# Exercise task:
Reproduce the records below in full and word for word, excluding pictures.

# Records provided:
--- BEGIN ---

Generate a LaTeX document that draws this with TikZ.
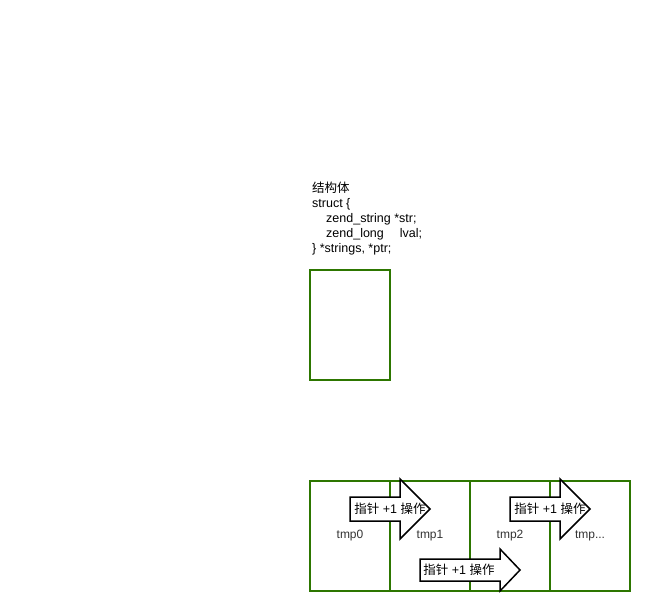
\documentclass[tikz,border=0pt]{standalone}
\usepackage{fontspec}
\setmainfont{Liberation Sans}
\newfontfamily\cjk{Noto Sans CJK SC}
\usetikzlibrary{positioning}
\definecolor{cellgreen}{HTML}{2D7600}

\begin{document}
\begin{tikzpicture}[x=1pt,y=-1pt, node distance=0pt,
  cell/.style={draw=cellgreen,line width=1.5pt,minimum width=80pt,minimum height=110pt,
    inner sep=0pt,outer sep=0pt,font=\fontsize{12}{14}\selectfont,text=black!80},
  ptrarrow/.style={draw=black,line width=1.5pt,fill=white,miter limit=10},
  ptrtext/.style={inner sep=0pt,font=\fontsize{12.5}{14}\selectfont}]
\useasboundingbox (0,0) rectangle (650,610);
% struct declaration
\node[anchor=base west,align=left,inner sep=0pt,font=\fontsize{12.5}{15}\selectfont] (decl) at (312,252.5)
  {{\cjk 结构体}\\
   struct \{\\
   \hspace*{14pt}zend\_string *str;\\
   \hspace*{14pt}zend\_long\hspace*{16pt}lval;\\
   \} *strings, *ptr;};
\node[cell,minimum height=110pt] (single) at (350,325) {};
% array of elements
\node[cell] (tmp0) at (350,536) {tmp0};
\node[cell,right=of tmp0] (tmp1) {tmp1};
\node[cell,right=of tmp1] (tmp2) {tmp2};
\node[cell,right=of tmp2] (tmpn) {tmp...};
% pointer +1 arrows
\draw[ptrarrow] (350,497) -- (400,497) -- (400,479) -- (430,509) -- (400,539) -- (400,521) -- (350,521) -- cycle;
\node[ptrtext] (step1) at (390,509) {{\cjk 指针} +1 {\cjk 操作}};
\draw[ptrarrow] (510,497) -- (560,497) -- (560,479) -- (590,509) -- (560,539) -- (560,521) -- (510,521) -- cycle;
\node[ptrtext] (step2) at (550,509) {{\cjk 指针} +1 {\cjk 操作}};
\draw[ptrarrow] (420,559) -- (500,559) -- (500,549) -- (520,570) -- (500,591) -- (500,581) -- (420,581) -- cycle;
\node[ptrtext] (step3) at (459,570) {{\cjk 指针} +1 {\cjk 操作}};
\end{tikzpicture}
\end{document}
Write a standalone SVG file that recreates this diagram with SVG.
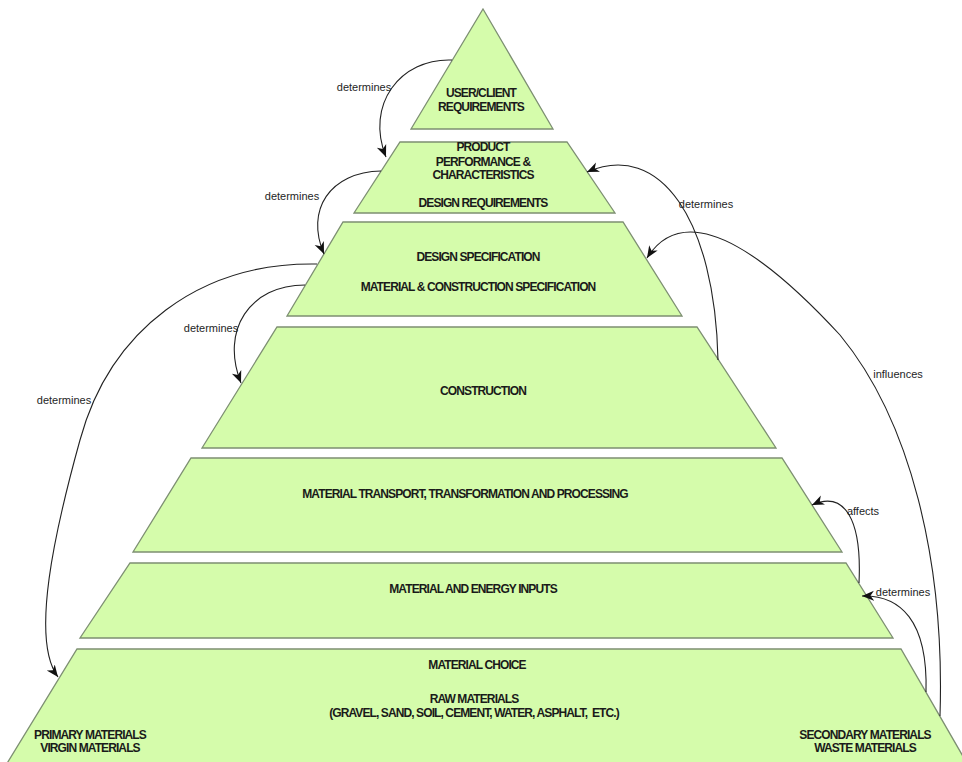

--- END ---

# Answer to this task:
Generate a LaTeX document that draws this with TikZ.
\documentclass[tikz,border=0pt]{standalone}
\usepackage{fontspec}
\setmainfont{Liberation Sans}
\newfontfamily\cjk{Noto Sans CJK SC}
\usetikzlibrary{positioning}
\definecolor{cellgreen}{HTML}{2D7600}

\begin{document}
\begin{tikzpicture}[x=1pt,y=-1pt, node distance=0pt,
  cell/.style={draw=cellgreen,line width=1.5pt,minimum width=80pt,minimum height=110pt,
    inner sep=0pt,outer sep=0pt,font=\fontsize{12}{14}\selectfont,text=black!80},
  ptrarrow/.style={draw=black,line width=1.5pt,fill=white,miter limit=10},
  ptrtext/.style={inner sep=0pt,font=\fontsize{12.5}{14}\selectfont}]
\useasboundingbox (0,0) rectangle (650,610);
% struct declaration
\node[anchor=base west,align=left,inner sep=0pt,font=\fontsize{12.5}{15}\selectfont] (decl) at (312,252.5)
  {{\cjk 结构体}\\
   struct \{\\
   \hspace*{14pt}zend\_string *str;\\
   \hspace*{14pt}zend\_long\hspace*{16pt}lval;\\
   \} *strings, *ptr;};
\node[cell,minimum height=110pt] (single) at (350,325) {};
% array of elements
\node[cell] (tmp0) at (350,536) {tmp0};
\node[cell,right=of tmp0] (tmp1) {tmp1};
\node[cell,right=of tmp1] (tmp2) {tmp2};
\node[cell,right=of tmp2] (tmpn) {tmp...};
% pointer +1 arrows
\draw[ptrarrow] (350,497) -- (400,497) -- (400,479) -- (430,509) -- (400,539) -- (400,521) -- (350,521) -- cycle;
\node[ptrtext] (step1) at (390,509) {{\cjk 指针} +1 {\cjk 操作}};
\draw[ptrarrow] (510,497) -- (560,497) -- (560,479) -- (590,509) -- (560,539) -- (560,521) -- (510,521) -- cycle;
\node[ptrtext] (step2) at (550,509) {{\cjk 指针} +1 {\cjk 操作}};
\draw[ptrarrow] (420,559) -- (500,559) -- (500,549) -- (520,570) -- (500,591) -- (500,581) -- (420,581) -- cycle;
\node[ptrtext] (step3) at (459,570) {{\cjk 指针} +1 {\cjk 操作}};
\end{tikzpicture}
\end{document}
Write a standalone SVG file that recreates this diagram with SVG.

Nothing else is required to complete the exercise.